## AVAILABLE DATA

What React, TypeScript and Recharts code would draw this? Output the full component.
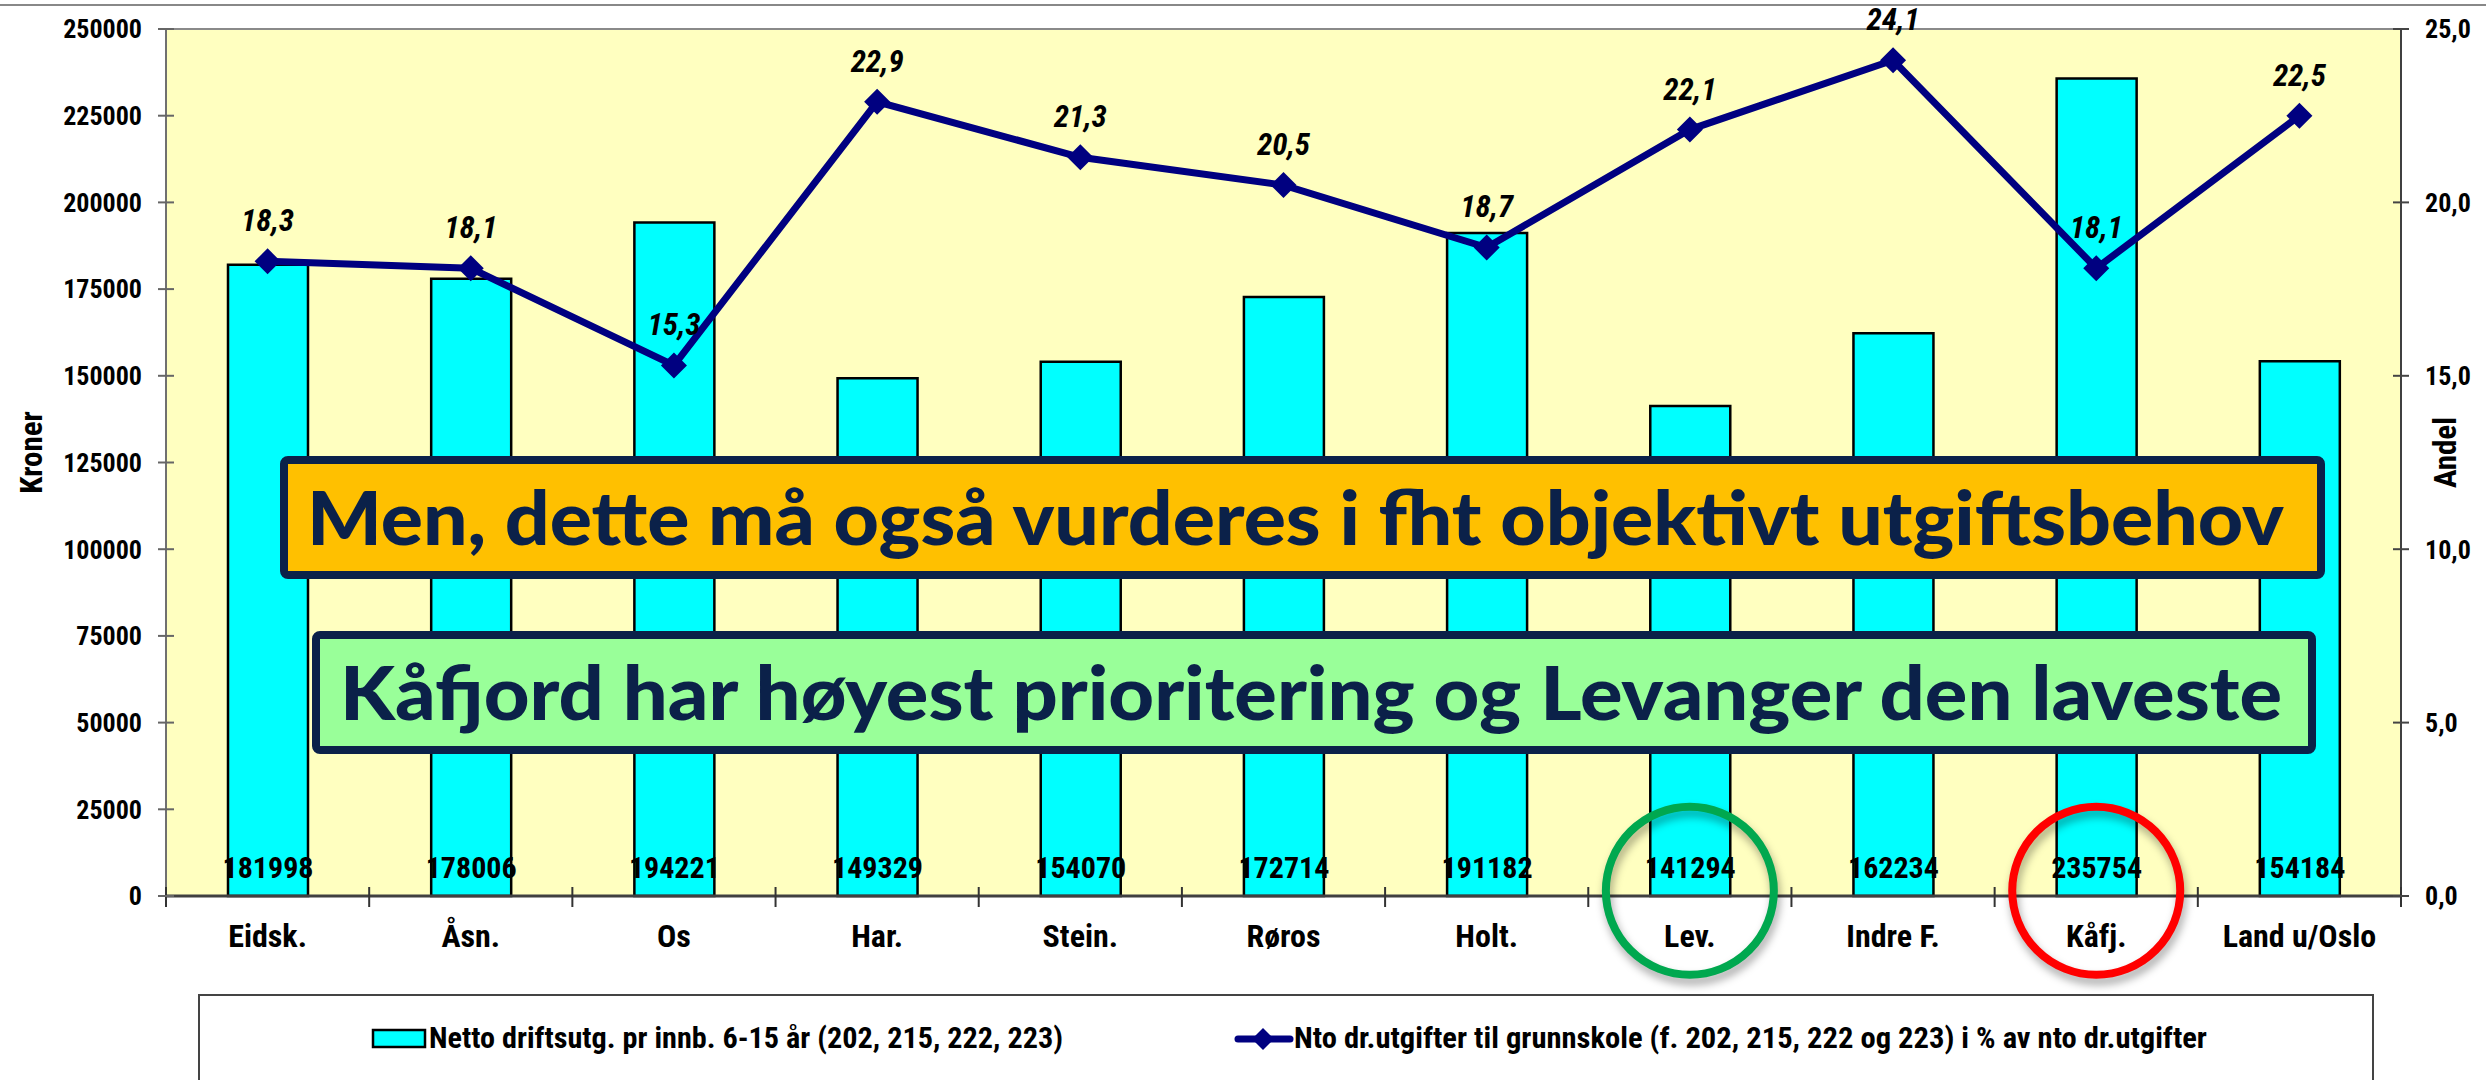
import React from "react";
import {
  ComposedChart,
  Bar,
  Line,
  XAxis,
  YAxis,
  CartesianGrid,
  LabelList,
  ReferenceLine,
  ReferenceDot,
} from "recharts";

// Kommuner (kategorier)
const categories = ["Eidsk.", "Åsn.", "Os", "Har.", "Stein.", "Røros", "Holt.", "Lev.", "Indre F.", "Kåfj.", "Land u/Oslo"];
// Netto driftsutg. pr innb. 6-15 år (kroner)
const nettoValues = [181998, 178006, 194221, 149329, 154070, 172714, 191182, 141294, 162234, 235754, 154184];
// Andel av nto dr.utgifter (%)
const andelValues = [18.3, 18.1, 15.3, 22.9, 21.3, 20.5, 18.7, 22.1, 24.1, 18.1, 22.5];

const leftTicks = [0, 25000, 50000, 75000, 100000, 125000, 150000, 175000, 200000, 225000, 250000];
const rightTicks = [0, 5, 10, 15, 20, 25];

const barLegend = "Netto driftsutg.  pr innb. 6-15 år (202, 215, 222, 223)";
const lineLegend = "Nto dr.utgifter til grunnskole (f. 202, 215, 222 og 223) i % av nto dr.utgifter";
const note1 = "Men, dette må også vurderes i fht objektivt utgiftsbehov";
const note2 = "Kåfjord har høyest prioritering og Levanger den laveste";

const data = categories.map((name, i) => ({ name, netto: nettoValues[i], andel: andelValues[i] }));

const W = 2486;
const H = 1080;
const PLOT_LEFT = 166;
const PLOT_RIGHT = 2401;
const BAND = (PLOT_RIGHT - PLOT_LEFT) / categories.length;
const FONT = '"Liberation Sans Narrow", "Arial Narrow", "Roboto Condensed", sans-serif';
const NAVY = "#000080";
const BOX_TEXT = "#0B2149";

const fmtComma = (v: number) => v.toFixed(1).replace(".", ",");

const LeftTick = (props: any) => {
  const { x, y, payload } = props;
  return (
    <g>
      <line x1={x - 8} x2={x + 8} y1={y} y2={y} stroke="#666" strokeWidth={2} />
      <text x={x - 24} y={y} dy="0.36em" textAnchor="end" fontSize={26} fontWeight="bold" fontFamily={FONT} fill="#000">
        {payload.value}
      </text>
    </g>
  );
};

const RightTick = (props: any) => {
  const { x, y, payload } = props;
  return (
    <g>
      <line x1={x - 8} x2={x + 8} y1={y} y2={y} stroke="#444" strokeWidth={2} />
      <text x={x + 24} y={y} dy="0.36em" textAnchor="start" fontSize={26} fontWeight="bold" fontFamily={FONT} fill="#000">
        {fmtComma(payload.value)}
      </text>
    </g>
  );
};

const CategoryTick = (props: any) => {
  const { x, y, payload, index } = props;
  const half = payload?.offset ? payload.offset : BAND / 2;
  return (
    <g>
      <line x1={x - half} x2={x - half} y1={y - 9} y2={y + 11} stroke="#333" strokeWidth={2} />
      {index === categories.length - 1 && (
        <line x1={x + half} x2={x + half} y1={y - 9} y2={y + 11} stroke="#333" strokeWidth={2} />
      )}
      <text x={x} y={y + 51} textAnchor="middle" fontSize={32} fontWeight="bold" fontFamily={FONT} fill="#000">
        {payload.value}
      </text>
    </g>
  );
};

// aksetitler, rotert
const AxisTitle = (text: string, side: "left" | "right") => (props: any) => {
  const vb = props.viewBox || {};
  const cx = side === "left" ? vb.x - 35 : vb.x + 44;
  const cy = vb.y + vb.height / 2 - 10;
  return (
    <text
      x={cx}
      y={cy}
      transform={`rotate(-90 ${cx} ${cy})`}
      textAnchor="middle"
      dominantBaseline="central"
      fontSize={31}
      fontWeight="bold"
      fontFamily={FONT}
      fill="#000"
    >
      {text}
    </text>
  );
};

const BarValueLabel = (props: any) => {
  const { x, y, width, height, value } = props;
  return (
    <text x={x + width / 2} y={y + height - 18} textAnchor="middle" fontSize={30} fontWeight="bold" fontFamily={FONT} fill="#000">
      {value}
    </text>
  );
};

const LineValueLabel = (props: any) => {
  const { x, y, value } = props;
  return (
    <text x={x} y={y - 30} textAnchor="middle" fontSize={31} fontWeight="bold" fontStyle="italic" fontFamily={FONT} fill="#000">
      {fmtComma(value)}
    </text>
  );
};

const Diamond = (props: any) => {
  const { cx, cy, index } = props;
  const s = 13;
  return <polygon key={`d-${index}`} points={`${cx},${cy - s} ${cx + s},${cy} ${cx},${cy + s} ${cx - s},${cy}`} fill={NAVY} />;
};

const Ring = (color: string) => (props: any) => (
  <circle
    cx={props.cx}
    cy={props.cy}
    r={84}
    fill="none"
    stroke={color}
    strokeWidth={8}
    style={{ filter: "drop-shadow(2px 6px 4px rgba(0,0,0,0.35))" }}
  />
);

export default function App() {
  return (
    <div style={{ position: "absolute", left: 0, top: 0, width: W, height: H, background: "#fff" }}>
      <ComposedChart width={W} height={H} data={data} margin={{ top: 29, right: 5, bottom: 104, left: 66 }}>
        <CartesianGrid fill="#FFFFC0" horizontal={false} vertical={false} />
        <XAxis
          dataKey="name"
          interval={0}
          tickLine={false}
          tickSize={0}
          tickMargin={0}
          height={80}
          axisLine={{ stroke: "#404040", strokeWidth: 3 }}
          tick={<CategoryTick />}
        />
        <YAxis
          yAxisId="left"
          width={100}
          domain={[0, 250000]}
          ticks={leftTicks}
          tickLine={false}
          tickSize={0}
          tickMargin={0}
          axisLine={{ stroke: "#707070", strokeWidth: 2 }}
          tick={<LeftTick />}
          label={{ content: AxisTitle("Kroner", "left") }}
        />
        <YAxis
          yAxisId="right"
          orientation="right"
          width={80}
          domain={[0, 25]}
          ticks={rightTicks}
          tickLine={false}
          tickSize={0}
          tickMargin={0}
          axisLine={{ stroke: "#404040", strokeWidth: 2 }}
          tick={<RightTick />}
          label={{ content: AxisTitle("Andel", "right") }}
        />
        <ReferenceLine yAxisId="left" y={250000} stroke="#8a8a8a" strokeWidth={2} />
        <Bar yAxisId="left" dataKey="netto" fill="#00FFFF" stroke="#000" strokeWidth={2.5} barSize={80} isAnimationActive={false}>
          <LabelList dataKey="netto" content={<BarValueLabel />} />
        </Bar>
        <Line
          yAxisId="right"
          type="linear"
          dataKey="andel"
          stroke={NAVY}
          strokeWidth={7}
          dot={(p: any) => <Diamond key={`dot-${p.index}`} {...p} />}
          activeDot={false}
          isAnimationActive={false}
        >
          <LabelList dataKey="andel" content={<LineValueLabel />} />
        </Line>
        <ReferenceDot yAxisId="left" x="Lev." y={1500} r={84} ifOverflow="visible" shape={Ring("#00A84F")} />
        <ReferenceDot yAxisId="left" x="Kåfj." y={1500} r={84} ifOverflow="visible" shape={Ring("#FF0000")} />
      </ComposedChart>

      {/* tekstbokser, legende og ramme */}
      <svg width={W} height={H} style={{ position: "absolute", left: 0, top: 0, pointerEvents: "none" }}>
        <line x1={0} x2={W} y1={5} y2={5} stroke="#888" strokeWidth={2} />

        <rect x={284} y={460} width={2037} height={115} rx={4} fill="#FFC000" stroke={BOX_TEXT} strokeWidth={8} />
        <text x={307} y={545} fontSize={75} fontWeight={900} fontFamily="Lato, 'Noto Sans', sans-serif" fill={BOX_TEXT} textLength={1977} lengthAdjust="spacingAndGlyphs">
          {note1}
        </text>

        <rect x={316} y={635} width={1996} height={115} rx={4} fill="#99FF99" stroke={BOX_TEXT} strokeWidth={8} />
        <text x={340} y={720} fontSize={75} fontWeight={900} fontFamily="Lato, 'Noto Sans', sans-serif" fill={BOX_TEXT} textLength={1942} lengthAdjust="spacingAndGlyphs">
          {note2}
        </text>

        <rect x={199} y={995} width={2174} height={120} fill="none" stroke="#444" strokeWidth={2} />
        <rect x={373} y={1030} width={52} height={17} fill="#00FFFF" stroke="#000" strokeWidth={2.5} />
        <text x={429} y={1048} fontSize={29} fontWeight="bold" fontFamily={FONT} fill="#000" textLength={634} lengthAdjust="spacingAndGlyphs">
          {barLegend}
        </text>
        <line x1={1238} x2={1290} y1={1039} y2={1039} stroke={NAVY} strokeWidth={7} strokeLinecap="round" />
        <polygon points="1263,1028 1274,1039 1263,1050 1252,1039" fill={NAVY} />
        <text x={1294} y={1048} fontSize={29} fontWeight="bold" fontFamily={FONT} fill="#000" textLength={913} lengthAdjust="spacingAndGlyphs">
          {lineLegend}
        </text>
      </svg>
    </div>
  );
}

## REQUIRED WORK
Reproduce only the lines from the beginning of the data through the line that contains "const data = categories.map((name, i)", both included, and please drop the pictures.

## WORKED ANSWER
What React, TypeScript and Recharts code would draw this? Output the full component.
import React from "react";
import {
  ComposedChart,
  Bar,
  Line,
  XAxis,
  YAxis,
  CartesianGrid,
  LabelList,
  ReferenceLine,
  ReferenceDot,
} from "recharts";

// Kommuner (kategorier)
const categories = ["Eidsk.", "Åsn.", "Os", "Har.", "Stein.", "Røros", "Holt.", "Lev.", "Indre F.", "Kåfj.", "Land u/Oslo"];
// Netto driftsutg. pr innb. 6-15 år (kroner)
const nettoValues = [181998, 178006, 194221, 149329, 154070, 172714, 191182, 141294, 162234, 235754, 154184];
// Andel av nto dr.utgifter (%)
const andelValues = [18.3, 18.1, 15.3, 22.9, 21.3, 20.5, 18.7, 22.1, 24.1, 18.1, 22.5];

const leftTicks = [0, 25000, 50000, 75000, 100000, 125000, 150000, 175000, 200000, 225000, 250000];
const rightTicks = [0, 5, 10, 15, 20, 25];

const barLegend = "Netto driftsutg.  pr innb. 6-15 år (202, 215, 222, 223)";
const lineLegend = "Nto dr.utgifter til grunnskole (f. 202, 215, 222 og 223) i % av nto dr.utgifter";
const note1 = "Men, dette må også vurderes i fht objektivt utgiftsbehov";
const note2 = "Kåfjord har høyest prioritering og Levanger den laveste";

const data = categories.map((name, i) => ({ name, netto: nettoValues[i], andel: andelValues[i] }));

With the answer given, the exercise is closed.